A federal judge told a lawyer for New York City she was troubled by the number of stops police made that failed to result in arrests, summonses or seizure of illegal weapons.
U.S. District Judge Shira Scheindlin in Manhattan yesterday asked the lawyer about data showing that 90 percent of people stopped and questioned or frisked by city police aren’t found to have done anything illegal.
New Yorkers challenging the practice claim that officers often make stops, particularly of Hispanic and black men, without the reasonable suspicion of illegal activity required by law.
“What troubles me is the fact that the suspicion seems to be wrong 90 percent of the time,” Scheindlin said during the city’s closing argument at a trial challenging the so-called stop-and-frisk policy. “That’s a high error rate.”
Scheindlin made the remarks as the nine-week trial drew to a close. The plaintiffs have asked Scheindlin, who is hearing the case without a jury, to order sweeping changes to New York City Police Department policies, training and supervision.
The lawsuit was filed in 2008 by four black men who said they were stopped and questioned or frisked by New York police without reasonable suspicion. They represent a citywide class of New Yorkers who claim they were illegally stopped since January 2005. New York police made more than 500,000 such stops in 2012.
David Floyd, Lalit Clarkson, Deon Dennis and David Ourlicht, who represent the citywide class, also claim the department fails to train officers in proper procedures and imposes quotas that encourage illegal stops.
“The NYPD has laid siege to black and Latino neighborhoods over the past eight years,” Gretchen Hoff Varner, a lawyer for the plaintiffs, said in her closing argument.
Varner said that 85 percent of the 4.3 million people stopped and frisked by police are black or Hispanic. Police recover illegal guns in only .14 percent of the stops, she told Scheindlin.
During the trial, the plaintiffs presented testimony from 12 members of the class who claim they were stopped illegally a total of 19 times.
The city has rejected claims that its policies are illegal. City lawyers claim the police department’s stop-and-frisk policies have helped reduce crime rates to record lows. Lawyers for the city claimed the individuals representing the class failed to show their stops violated the law or were the result of improper quotas.

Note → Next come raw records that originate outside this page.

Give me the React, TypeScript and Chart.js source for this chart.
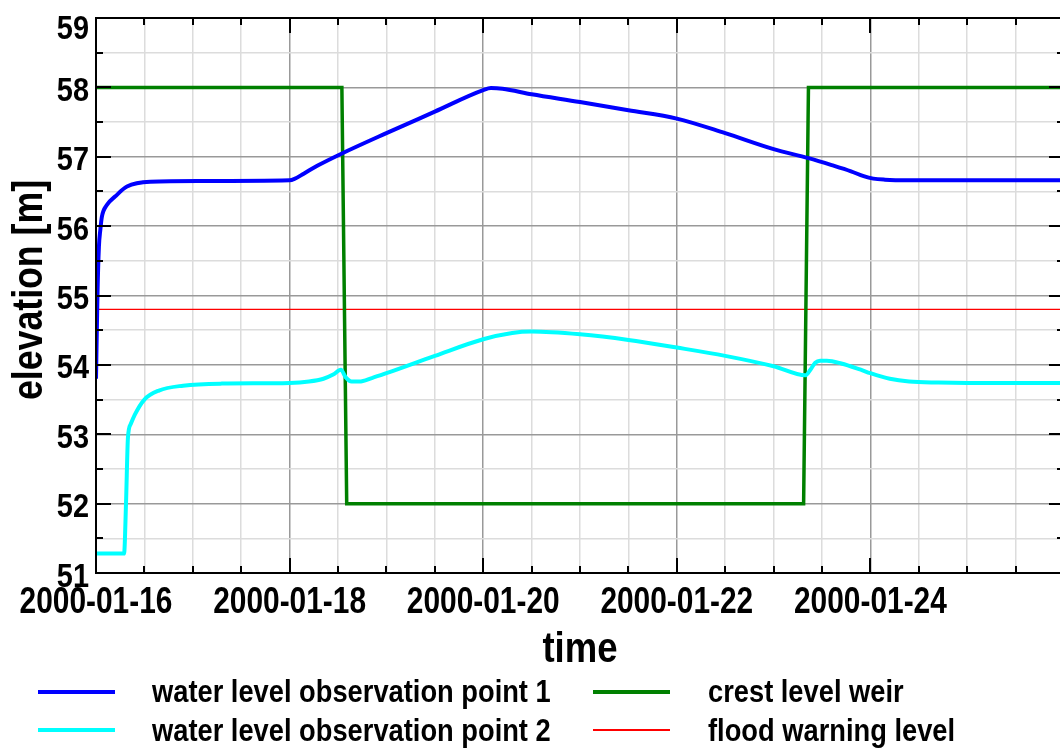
import React, { useEffect, useRef } from 'react';
import { Chart, registerables } from 'chart.js';

Chart.register(...registerables);

const FONT = "'Liberation Sans', Arial, sans-serif";

// x values are days since 2000-01-16 00:00
const xMin = 0;
const xMax = 10;
const xStep = 0.5;
const xTickDays = [0, 2, 4, 6, 8];
const xTickLabels = ['2000-01-16', '2000-01-18', '2000-01-20', '2000-01-22', '2000-01-24'];

const yMin = 51;
const yMax = 59;
const yStep = 0.5;
const yTickValues = [51, 52, 53, 54, 55, 56, 57, 58, 59];
const yTickLabels = ['51', '52', '53', '54', '55', '56', '57', '58', '59'];

const xTitle = 'time';
const yTitle = 'elevation [m]';

const seriesNames = [
  'water level observation point 1',
  'water level observation point 2',
  'crest level weir',
  'flood warning level',
];

const obs1Days = [0, 0.015, 0.03, 0.045, 0.06, 0.11, 0.2, 0.32, 0.56, 1.07, 2.0, 2.05, 2.15, 2.3, 2.53, 3.0, 3.5, 4.0, 4.08, 4.2, 4.5, 5.0, 5.5, 6.0, 6.5, 7.0, 7.36, 7.6, 7.8, 7.93, 8.03, 8.15, 8.4, 10];
const obs1Values = [53.8, 55.0, 55.7, 55.95, 56.13, 56.3, 56.43, 56.57, 56.64, 56.65, 56.66, 56.68, 56.76, 56.88, 57.04, 57.34, 57.65, 57.96, 57.99, 57.98, 57.9, 57.79, 57.67, 57.55, 57.34, 57.11, 56.98, 56.88, 56.79, 56.72, 56.685, 56.67, 56.662, 56.66];

const obs2Days = [0, 0.29, 0.31, 0.33, 0.36, 0.4, 0.5, 0.65, 0.9, 1.3, 2.0, 2.2, 2.35, 2.45, 2.53, 2.58, 2.64, 2.72, 2.85, 3.0, 3.5, 4.0, 4.3, 4.5, 5.0, 5.5, 6.0, 6.5, 7.0, 7.33, 7.38, 7.43, 7.48, 7.55, 7.7, 7.9, 8.0, 8.2, 8.4, 8.7, 9.0, 10];
const obs2Values = [51.28, 51.28, 52.0, 52.95, 53.15, 53.28, 53.5, 53.63, 53.7, 53.73, 53.74, 53.76, 53.8, 53.86, 53.93, 53.82, 53.76, 53.76, 53.81, 53.88, 54.13, 54.37, 54.46, 54.48, 54.44, 54.36, 54.25, 54.13, 53.98, 53.85, 53.93, 54.03, 54.06, 54.06, 54.02, 53.93, 53.88, 53.8, 53.76, 53.745, 53.74, 53.74];

const crestDays = [0, 2.54, 2.59, 7.31, 7.36, 10];
const crestValues = [58, 58, 52, 52, 58, 58];

const floodDays = [0, 10];
const floodValues = [54.8, 54.8];

const colors = ['#0000ff', '#00ffff', '#008000', '#ff0000'];

function toPoints(xs: number[], ys: number[]) {
  return xs.map((x, i) => ({ x, y: ys[i] }));
}

const frameTicks = {
  id: 'frameTicks',
  afterDatasetsDraw(chart: any) {
    const { ctx, chartArea, scales } = chart;
    const { left, right, top, bottom } = chartArea;
    const xs = scales.x;
    const ys = scales.y;
    ctx.save();
    ctx.strokeStyle = '#000000';
    ctx.lineWidth = 2;
    ctx.beginPath();
    xs.ticks.forEach((t: any) => {
      const px = Math.round(xs.getPixelForValue(t.value));
      const len = t.value % 2 === 0 ? 15 : 7;
      ctx.moveTo(px, bottom);
      ctx.lineTo(px, bottom - len);
      ctx.moveTo(px, top);
      ctx.lineTo(px, top + len);
    });
    ys.ticks.forEach((t: any) => {
      const py = Math.round(ys.getPixelForValue(t.value));
      const len = Number.isInteger(t.value) ? 15 : 7;
      ctx.moveTo(left, py);
      ctx.lineTo(left + len, py);
      ctx.moveTo(right, py);
      ctx.lineTo(right - len, py);
    });
    ctx.stroke();
    ctx.strokeRect(left, top, right - left, bottom - top);
    ctx.restore();
  },
};

// draws the axis labels and titles in a condensed (horizontally scaled) bold face
function drawNarrow(ctx: any, text: string, x: number, y: number, size: number, sx: number, align: string, rot = 0) {
  ctx.save();
  ctx.translate(x, y);
  if (rot) ctx.rotate(rot);
  ctx.scale(sx, 1);
  ctx.font = `bold ${size}px ${FONT}`;
  ctx.fillStyle = '#000000';
  ctx.textAlign = align;
  ctx.textBaseline = 'alphabetic';
  ctx.fillText(text, 0, 0);
  ctx.restore();
}

const axisText = {
  id: 'axisText',
  afterDraw(chart: any) {
    const { ctx, chartArea, scales } = chart;
    const xs = scales.x;
    const ys = scales.y;
    xTickDays.forEach((d, i) => {
      drawNarrow(ctx, xTickLabels[i], xs.getPixelForValue(d), chartArea.bottom + 40, 36, 0.83, 'center');
    });
    const ySize = 34;
    yTickValues.forEach((v, i) => {
      const py = ys.getPixelForValue(v);
      const base = Math.max(py + 13.5, 15 + ySize * 0.716);
      drawNarrow(ctx, yTickLabels[i], chartArea.left - 7, base, ySize, 0.85, 'right');
    });
    drawNarrow(ctx, xTitle, (chartArea.left + chartArea.right) / 2, chartArea.bottom + 89, 43, 0.85, 'center');
    drawNarrow(ctx, yTitle, 42, 290, 42, 0.85, 'center', -Math.PI / 2);
  },
};

export default function App() {
  const canvasRef = useRef<HTMLCanvasElement | null>(null);

  useEffect(() => {
    document.body.style.margin = '0';
    document.documentElement.style.overflow = 'hidden';
    const canvas = canvasRef.current;
    if (!canvas) return;
    const chart = new Chart(canvas, {
      type: 'line',
      data: {
        datasets: [
          {
            label: seriesNames[0],
            data: toPoints(obs1Days, obs1Values),
            borderColor: colors[0],
            borderWidth: 4,
            pointRadius: 0,
            cubicInterpolationMode: 'monotone',
          },
          {
            label: seriesNames[1],
            data: toPoints(obs2Days, obs2Values),
            borderColor: colors[1],
            borderWidth: 4,
            pointRadius: 0,
            cubicInterpolationMode: 'monotone',
          },
          {
            label: seriesNames[2],
            data: toPoints(crestDays, crestValues),
            borderColor: colors[2],
            borderWidth: 3.5,
            pointRadius: 0,
          },
          {
            label: seriesNames[3],
            data: toPoints(floodDays, floodValues),
            borderColor: colors[3],
            borderWidth: 1.2,
            pointRadius: 0,
          },
        ],
      },
      options: {
        animation: false,
        responsive: false,
        maintainAspectRatio: false,
        layout: { padding: { top: 18, right: 16, bottom: 0, left: 0 } },
        plugins: { legend: { display: false }, tooltip: { enabled: false } },
        scales: {
          x: {
            type: 'linear',
            min: xMin,
            max: xMax,
            border: { display: false },
            grid: {
              drawTicks: false,
              lineWidth: 1.5,
              color: (c: any) => (c.tick && c.tick.value % 2 === 0 ? '#999999' : '#dcdcdc'),
            },
            ticks: {
              stepSize: xStep,
              autoSkip: false,
              display: false,
            },
            title: { display: false, text: xTitle },
            afterFit: (s: any) => {
              s.height = 176;
              s.paddingLeft = 0;
              s.paddingRight = 0;
            },
          },
          y: {
            type: 'linear',
            min: yMin,
            max: yMax,
            border: { display: false },
            grid: {
              drawTicks: false,
              lineWidth: 1.5,
              color: (c: any) => (c.tick && Number.isInteger(c.tick.value) ? '#999999' : '#dcdcdc'),
            },
            ticks: {
              stepSize: yStep,
              autoSkip: false,
              display: false,
            },
            title: { display: false, text: yTitle },
            afterFit: (s: any) => {
              s.width = 96;
              s.paddingTop = 0;
              s.paddingBottom = 0;
            },
          },
        },
      },
      plugins: [frameTicks, axisText],
    } as any);
    return () => chart.destroy();
  }, []);

  const legendText: React.CSSProperties = {
    position: 'absolute',
    fontFamily: FONT,
    fontWeight: 'bold',
    fontSize: 31,
    lineHeight: '31px',
    whiteSpace: 'nowrap',
    color: '#000000',
    transform: 'scaleX(0.88)',
    transformOrigin: 'left center',
  };

  const items = [
    { lineLeft: 38, textLeft: 152, lineY: 691.5, top: 676, h: 4 },
    { lineLeft: 38, textLeft: 152, lineY: 730, top: 715, h: 4 },
    { lineLeft: 593, textLeft: 708, lineY: 691.5, top: 676, h: 4 },
    { lineLeft: 593, textLeft: 708, lineY: 730, top: 715, h: 1.5 },
  ];

  return (
    <div style={{ position: 'relative', width: 1060, height: 749, overflow: 'hidden', background: '#ffffff' }}>
      <canvas
        ref={canvasRef}
        width={1080}
        height={749}
        style={{ position: 'absolute', left: 0, top: 0, width: 1080, height: 749 }}
      />
      {items.map((it, i) => (
        <React.Fragment key={i}>
          <div
            style={{
              position: 'absolute',
              left: it.lineLeft,
              top: it.lineY - it.h / 2,
              width: 77,
              height: it.h,
              background: colors[i],
            }}
          />
          <div style={{ ...legendText, left: it.textLeft, top: it.top }}>{seriesNames[i]}</div>
        </React.Fragment>
      ))}
    </div>
  );
}
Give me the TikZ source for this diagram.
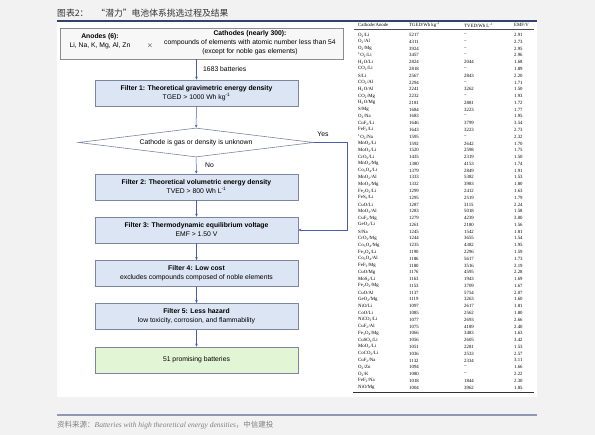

“There is no race-based reason that the plaintiffs can come forward with,” said Heidi Grossman, a lawyer for the city.
Brenda Cooke, another city lawyer, criticized the testimony of Jeffrey Fagan, a Columbia University professor who analyzed police stop-and-frisk data from 2003 through the first half of 2012, as “biased, flawed and unreliable.”
Scheindlin didn’t say when she will rule in the case.
The Floyd case is one of three federal court challenges to the department’s stop-and-frisk practices. In Ligon v. City of New York, Scheindlin in January ordered that police cease making suspicionless “trespass” stops outside privately owned buildings in the borough of the Bronx.
She suspended that order while the city appeals. Davis v. City of New York, also in Scheindlin’s court, challenges police stops in public housing.
The U.S. Supreme Court has ruled that police must have “reasonable suspicion” of crime to justify such stops. New York state appeals courts last year threw out at least two convictions of teenagers who were found with guns in stop-and-frisk searches.
The New York Civil Liberties Union said in a statement in March that police made 97,296 street stops in 2002, New York Mayor Michael Bloomberg’s first year in office. The number of stops grew to 685,724 in 2011, the group said. The police made 533,042 stops last year, according to the NYCLU.
New York Mayor Michael Bloomberg is the founder and majority owner of Bloomberg LP, the parent company of Bloomberg News.
The case is Floyd v. City of New York, 08-cv-01034, U.S. District Court, Southern District of New York (Manhattan).